Mechanisms of microbe-microbe-host interactions in a probiont-pathogen-bivalve model

Abstract

Marine mollusks are filter feeders and thus are continuously exposed to a myriad of microorganisms. While the majority of bacteria likely have no effect on the overall health of the animal, some microbes, including members of the bacteria genus Vibrio, can cause infections that lead to rapid mortality, especially in larval and juvenile bivalves. For example, the oyster pathogen Vibrio tubiashii causes sporadic crashes of larval oyster production in commercial hatcheries.
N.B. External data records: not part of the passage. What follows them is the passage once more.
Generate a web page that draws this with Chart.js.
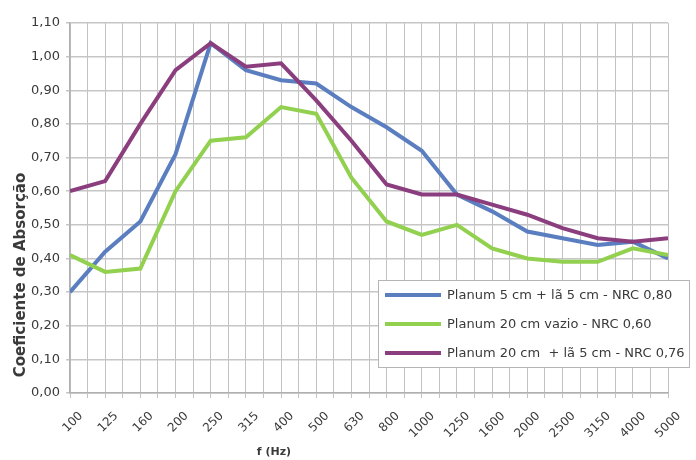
<!DOCTYPE html>
<html>
<head>
<meta charset="utf-8">
<script src="https://cdn.jsdelivr.net/npm/chart.js"></script>
<style>
  html, body { margin: 0; padding: 0; background: #fff; }
</style>
</head>
<body>
<canvas id="absorcao" width="696" height="460"></canvas>
<script>
// frequencias (Hz) e coeficientes
const freqs = ["100", "125", "160", "200", "250", "315", "400", "500", "630", "800",
               "1000", "1250", "1600", "2000", "2500", "3150", "4000", "5000"];

const plenum5La = [0.30, 0.42, 0.51, 0.71, 1.04, 0.96, 0.93, 0.92, 0.85, 0.79,
                   0.72, 0.59, 0.54, 0.48, 0.46, 0.44, 0.45, 0.40];
const plenum20Vazio = [0.41, 0.36, 0.37, 0.60, 0.75, 0.76, 0.85, 0.83, 0.64, 0.51,
                       0.47, 0.50, 0.43, 0.40, 0.39, 0.39, 0.43, 0.41];
const plenum20La = [0.60, 0.63, 0.80, 0.96, 1.04, 0.97, 0.98, 0.87, 0.75, 0.62,
                    0.59, 0.59, 0.56, 0.53, 0.49, 0.46, 0.45, 0.46];

const seriesNames = ["Planum 5 cm + lã 5 cm - NRC 0,80",
                     "Planum 20 cm vazio - NRC 0,60",
                     "Planum 20 cm  + lã 5 cm - NRC 0,76"];

const FONT = '"DejaVu Sans", sans-serif';
Chart.defaults.font.family = FONT;

// x is an index scale so the half-step grid lines can be drawn
const toPoints = arr => arr.map((v, i) => ({ x: i, y: v }));

// titles + legend box drawn on top (legend sits inside the plot like Excel)
const extras = {
  id: "extras",
  afterDraw(chart) {
    const ctx = chart.ctx;
    ctx.save();
    ctx.fillStyle = "#3a3a3a";
    ctx.textAlign = "center";
    ctx.textBaseline = "middle";

    ctx.save();
    ctx.translate(21, 275);
    ctx.rotate(-Math.PI / 2);
    ctx.font = "bold 15px " + FONT;
    ctx.fillText("Coeficiente de Absorção", 0, 0);
    ctx.restore();

    ctx.font = "bold 11px " + FONT;
    ctx.fillText("f (Hz)", 274, 452);

    // legend
    ctx.fillStyle = "#fff";
    ctx.fillRect(378, 280, 311, 87);
    ctx.strokeStyle = "#b5b5b5";
    ctx.lineWidth = 1;
    ctx.strokeRect(378.5, 280.5, 311, 87);

    const rows = [295, 324, 353];
    const sets = chart.data.datasets;
    ctx.textAlign = "left";
    ctx.font = "13px " + FONT;
    sets.forEach((ds, i) => {
      ctx.strokeStyle = ds.borderColor;
      ctx.lineWidth = 4;
      ctx.beginPath();
      ctx.moveTo(385, rows[i]);
      ctx.lineTo(441, rows[i]);
      ctx.stroke();
      ctx.fillStyle = "#3a3a3a";
      ctx.fillText(ds.label, 447, rows[i] + 1);
    });
    ctx.restore();
  }
};

new Chart(document.getElementById("absorcao"), {
  type: "line",
  data: {
    datasets: [
      { label: seriesNames[0], data: toPoints(plenum5La), borderColor: "#5a7ebf", order: 2 },
      { label: seriesNames[1], data: toPoints(plenum20Vazio), borderColor: "#92d050", order: 1 },
      { label: seriesNames[2], data: toPoints(plenum20La), borderColor: "#8b3e7e", order: 0 }
    ]
  },
  options: {
    responsive: false,
    animation: false,
    layout: { padding: { top: 23, right: 28, left: 0, bottom: 0 } },
    elements: {
      line: { borderWidth: 4, tension: 0, fill: false },
      point: { radius: 0 }
    },
    plugins: {
      legend: { display: false },
      tooltip: { enabled: false }
    },
    scales: {
      x: {
        type: "linear",
        min: 0,
        max: 17,
        afterFit: s => { s.height = 67; },
        grid: { display: true, drawOnChartArea: true, color: "#c2c2c2", lineWidth: 1, tickLength: 5 },
        border: { color: "#b0b0b0", width: 1.5 },
        ticks: {
          stepSize: 0.5,
          autoSkip: false,
          minRotation: 45,
          maxRotation: 45,
          labelOffset: 11,
          padding: 11,
          color: "#3a3a3a",
          font: { size: 12 },
          callback: v => Number.isInteger(v) ? freqs[v] : ""
        }
      },
      y: {
        min: 0,
        max: 1.1,
        afterFit: s => { s.width = 70; },
        grid: { color: "#c6c6c6", lineWidth: 1.5, tickLength: 4 },
        border: { color: "#b0b0b0", width: 1.5 },
        ticks: {
          stepSize: 0.1,
          padding: 6,
          color: "#3a3a3a",
          font: { size: 13 },
          callback: v => v.toFixed(2).replace(".", ",")
        }
      }
    }
  },
  plugins: [extras]
});
</script>
</body>
</html>
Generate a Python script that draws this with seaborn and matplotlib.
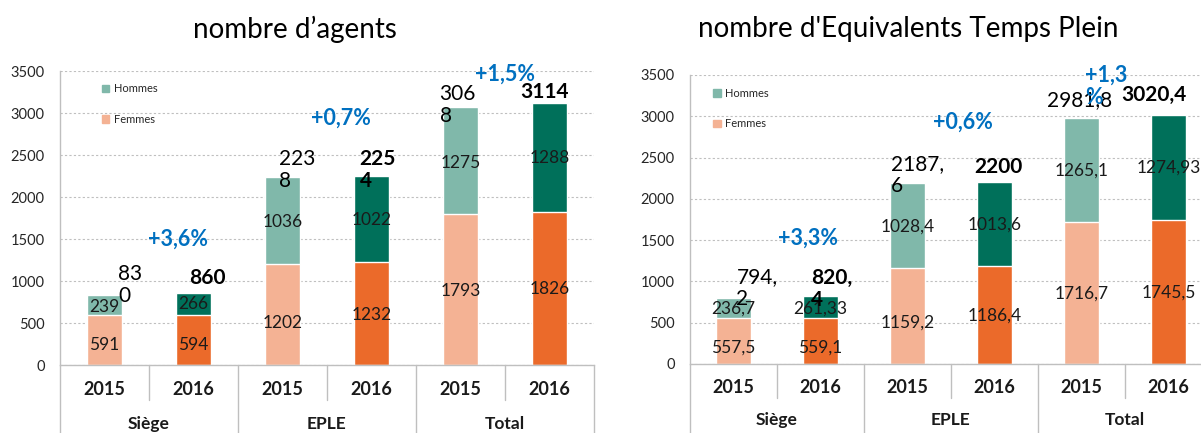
import numpy as np
import pandas as pd
import matplotlib.pyplot as plt
import seaborn as sns
from matplotlib.patches import Patch
from matplotlib.transforms import blended_transform_factory

sns.set_style('white')
plt.rcParams['font.family'] = ['Lato', 'DejaVu Sans']

groups = ['Siège', 'EPLE', 'Total']
years = ['2015', '2016']

# nombre d'agents
agents_femmes = [591, 594, 1202, 1232, 1793, 1826]
agents_hommes = [239, 266, 1036, 1022, 1275, 1288]
agents_total = [830, 860, 2238, 2254, 3068, 3114]
agents_femmes_txt = ['591', '594', '1202', '1232', '1793', '1826']
agents_hommes_txt = ['239', '266', '1036', '1022', '1275', '1288']
agents_total_txt = ['83\n0', '860', '223\n8', '225\n4', '306\n8', '3114']
agents_pct = ['+3,6%', '+0,7%', '+1,5%']

# nombre d'ETP
etp_femmes = [557.5, 559.1, 1159.2, 1186.4, 1716.7, 1745.5]
etp_hommes = [236.7, 261.33, 1028.4, 1013.6, 1265.1, 1274.93]
etp_total = [794.2, 820.4, 2187.6, 2200, 2981.8, 3020.4]
etp_femmes_txt = ['557,5', '559,1', '1159,2', '1186,4', '1716,7', '1745,5']
etp_hommes_txt = ['236,7', '261,33', '1028,4', '1013,6', '1265,1', '1274,93']
etp_total_txt = ['794,\n2', '820,\n4', '2187,\n6', '2200', '2981,8', '3020,4']
etp_pct = ['+3,3%', '+0,6%', '+1,3\n%']

col_h = {'2015': '#80B8AA', '2016': '#00705A'}
col_f = {'2015': '#F4B294', '2016': '#EB6A2A'}
blue = '#0070C0'
grey = '#BFBFBF'

# label anchors (Excel labels were moved by hand)
lay_agents = dict(
    fy=[238, 238, 500, 595, 880, 905],
    hy=[690, 726, 1702, 1726, 2405, 2464],
    tx=[0.29, 1.16, 2.16, 3.07, 3.97, 4.94],
    ty=[952, 1036, 2321, 2321, 3095, 3250],
    px=[0.83, 2.66, 4.5], py=[1500, 2940, 3464],
    leg=(0.078, 0.958), short=-0.119, long=-0.235, yr=-0.082, gr=-0.2,
    title=(295, 'nombre d\u2019agents'))
lay_etp = dict(
    fy=[200, 200, 496, 581, 847, 860],
    hy=[666, 666, 1659, 1683, 2337, 2373],
    tx=[0.27, 1.13, 2.12, 3.05, 3.98, 4.83],
    ty=[920, 910, 2288, 2385, 3196, 3257],
    px=[0.86, 2.64, 4.29], py=[1525, 2930, 3366],
    leg=(0.044, 0.955), short=-0.118, long=-0.245, yr=-0.08, gr=-0.194,
    title=(908, "nombre d'Equivalents Temps Plein"))


def panel(ax, fem, hom, tot, fem_txt, hom_txt, tot_txt, pct, lay):
    df = pd.DataFrame({'slot': range(6), 'year': years * 3,
                       'femmes': fem, 'total': tot})
    sns.barplot(df, x='slot', y='total', hue='year', palette=col_h, dodge=False,
                width=0.4, errorbar=None, legend=False, saturation=1, ax=ax)
    sns.barplot(df, x='slot', y='femmes', hue='year', palette=col_f, dodge=False,
                width=0.4, errorbar=None, legend=False, saturation=1, ax=ax)
    ax.set_xlim(-0.5, 5.5)
    ax.set_ylim(0, 3500)
    ax.set_yticks(np.arange(0, 3501, 500))
    ax.set_xticks([])
    ax.set_xlabel('')
    ax.set_ylabel('')
    ax.tick_params(axis='y', length=0, pad=11, labelsize=10.5, labelcolor='#262626')
    ax.yaxis.grid(True, color=grey, linestyle=(0, (2, 2)), linewidth=0.8)
    ax.set_axisbelow(True)
    for s in ['top', 'right']:
        ax.spines[s].set_visible(False)
    for s in ['left', 'bottom']:
        ax.spines[s].set_color(grey)
        ax.spines[s].set_linewidth(1)

    for i in range(6):
        ax.text(i, lay['fy'][i], fem_txt[i], ha='center', va='center', fontsize=12.5, color='#1a1a1a')
        ax.text(i, lay['hy'][i], hom_txt[i], ha='center', va='center', fontsize=12.5, color='#1a1a1a')
        ax.text(lay['tx'][i], lay['ty'][i], tot_txt[i], ha='center', va='center',
                multialignment='left', fontsize=15, linespacing=1.1,
                fontweight='bold' if i % 2 else 'normal', color='black')
    for k in range(3):
        ax.text(lay['px'][k], lay['py'][k], pct[k], ha='center', va='center',
                multialignment='left', fontsize=15.5, fontweight='bold', color=blue,
                linespacing=1.1)

    # category axis
    tr = blended_transform_factory(ax.transData, ax.transAxes)
    for b in np.arange(-0.5, 6, 1):
        low = lay['long'] if (b + 0.5) % 2 == 0 else lay['short']
        ax.plot([b, b], [0, low], color=grey, lw=1, transform=tr, clip_on=False)
    for i in range(6):
        ax.text(i, lay['yr'], years[i % 2], transform=tr, ha='center', va='center',
                fontsize=13, fontweight='bold', color='#1a1a1a')
    for g in range(3):
        ax.text(2 * g + 0.5, lay['gr'], groups[g], transform=tr, ha='center', va='center',
                fontsize=12.5, fontweight='bold', color='#1a1a1a')

    handles = [Patch(color=col_h['2015'], label='Hommes'),
               Patch(color=col_f['2015'], label='Femmes')]
    ax.legend(handles=handles, loc='upper left', bbox_to_anchor=lay['leg'], frameon=False,
              fontsize=8, handlelength=0.7, handleheight=0.7, handletextpad=0.4,
              borderpad=0, borderaxespad=0, labelspacing=1.75)
    fig.text(lay['title'][0] / 1201, 1 - 29 / 433, lay['title'][1], ha='center',
             va='center', fontsize=20, color='black')


fig = plt.figure(figsize=(12.01, 4.33), dpi=100)
ax1 = fig.add_axes([0.04996, 0.157, 0.4446, 0.679])
ax2 = fig.add_axes([0.5745, 0.1594, 0.4346, 0.6674])

panel(ax1, agents_femmes, agents_hommes, agents_total,
      agents_femmes_txt, agents_hommes_txt, agents_total_txt, agents_pct, lay_agents)
panel(ax2, etp_femmes, etp_hommes, etp_total,
      etp_femmes_txt, etp_hommes_txt, etp_total_txt, etp_pct, lay_etp)

fig.savefig('out.png', dpi=100)
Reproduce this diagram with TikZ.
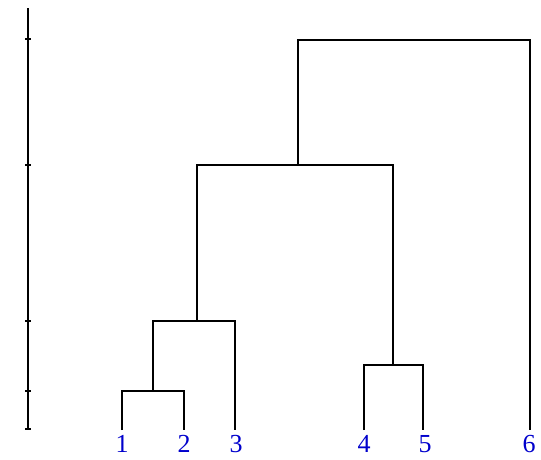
\documentclass[tikz,border=0pt]{standalone}
\usepackage{fontspec}
\setmainfont{Liberation Serif}
\begin{document}
\begin{tikzpicture}[x=1pt,y=-1pt,
  link/.style={line width=1.6pt,black},
  axisline/.style={line width=1.8pt,black},
  tick/.style={line width=2pt,black},
  leaflabel/.style={text=blue!80!black,font=\fontsize{26}{28}\selectfont,inner sep=0pt,anchor=base}]
\useasboundingbox (0,0) rectangle (541,459);
% axis
\coordinate (atop) at (28,8);
\coordinate (abot) at (28,429);
\draw[axisline] (atop) -- (abot);
\foreach \ty in {39,165,321,391,429}{
  \coordinate (tl) at (25,\ty); \coordinate (tr) at (31,\ty);
  \draw[tick] (tl) -- (tr);
}
% leaves
\coordinate (l1) at (122,430);
\coordinate (l2) at (184,430);
\coordinate (l3) at (235,430);
\coordinate (l4) at (364,430);
\coordinate (l5) at (423,430);
\coordinate (l6) at (530,430);
% merges
\coordinate (m12) at (153,391);
\coordinate (m123) at (197,321);
\coordinate (m45) at (393,365);
\coordinate (m12345) at (298,165);
\coordinate (mall) at (414,40);
\draw[link] (l1) |- (m12) -| (l2);
\draw[link] (m12) |- (m123) -| (l3);
\draw[link] (l4) |- (m45) -| (l5);
\draw[link] (m123) |- (m12345) -| (m45);
\draw[link] (m12345) |- (mall) -| (l6);
% labels
\node[leaflabel] (t1) at (122,452) {1};
\node[leaflabel] (t2) at (184,452) {2};
\node[leaflabel] (t3) at (236,452) {3};
\node[leaflabel] (t4) at (364,452) {4};
\node[leaflabel] (t5) at (425,452) {5};
\node[leaflabel] (t6) at (529,452) {6};
\end{tikzpicture}
\end{document}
Alternatively, it is also clear that certain beneficial microorganisms can colonize mollusks and provide disease resistance. Such microbes can potentially be developed as probiotic agents to combat disease outbreaks in bivalve hatcheries. To enable the rational development of such microbes as probiotics, a more comprehensive knowledge of the mechanisms involved in microbe-microbe-host interactions is required. In this study, we investigated how the bacterium Phaeobacter gallaeciensis S4Sm reduces mortality of larval oysters when challenged with V. tubiashii. A combination of analytical chemistry, genetic mutation, and both in vitro and in vivo challenge assays were used to interrogate the roles of specific bacterial metabolites and also bacterial behaviors such as biofilm formation. Our results show that the probiotic activity of S4Sm is multifactorial, involving its ability to form extensive biofilms, production of the potent antibiotic tropodithietic acid, and quorum quenching of pathogen virulence genes.